I wanted to give back to community and I wanted to find other likeminded, ambitious women. Now I have a group of great friends.
Girls in Tech Startup F*ckups with Ali Parsa, CEO and the Founder of Babylon Health
After so many years of being in STEM field, what do you think about diversity and inclusion in sector?
While there are still gender gaps and represent, but we’ve made a huge progress since Girls in Tech and other similar initiatives started making a noise. I believe that technology is one of the most democratic and meritocracy-driven environment anyone can find themselves in. If you can create something of value, market will verify it. You can create unlimited number of opportunities for yourself in tech.
What advice would you give to a person who wants to get into tech?
Start a project. Get heard, be seen. Define yourself through a project, no matter how silly it could be. You don’t need to be an ‘expert’ in anything. Just focus on SOMETHING and keep on going.

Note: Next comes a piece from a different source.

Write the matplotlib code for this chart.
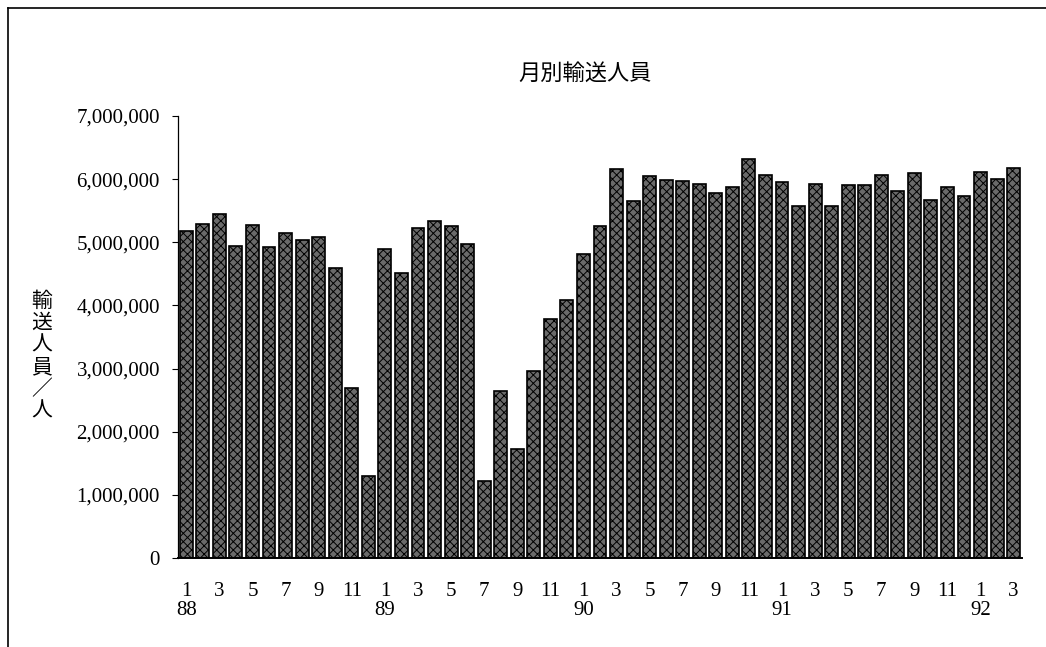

Just look at me, for example. I’m far from being an expert of AI but I’m fascinated by this space and learn about it every day. And what’s better way than to aggregate all the greatest minds of this world and attach your name to theirs than by starting a podcast on AI? 🙂 I’m learning from the greatest minds AND I’m giving back at the same time. A win win 🙂
A lot is just about showing up. Be consistent and be persistent.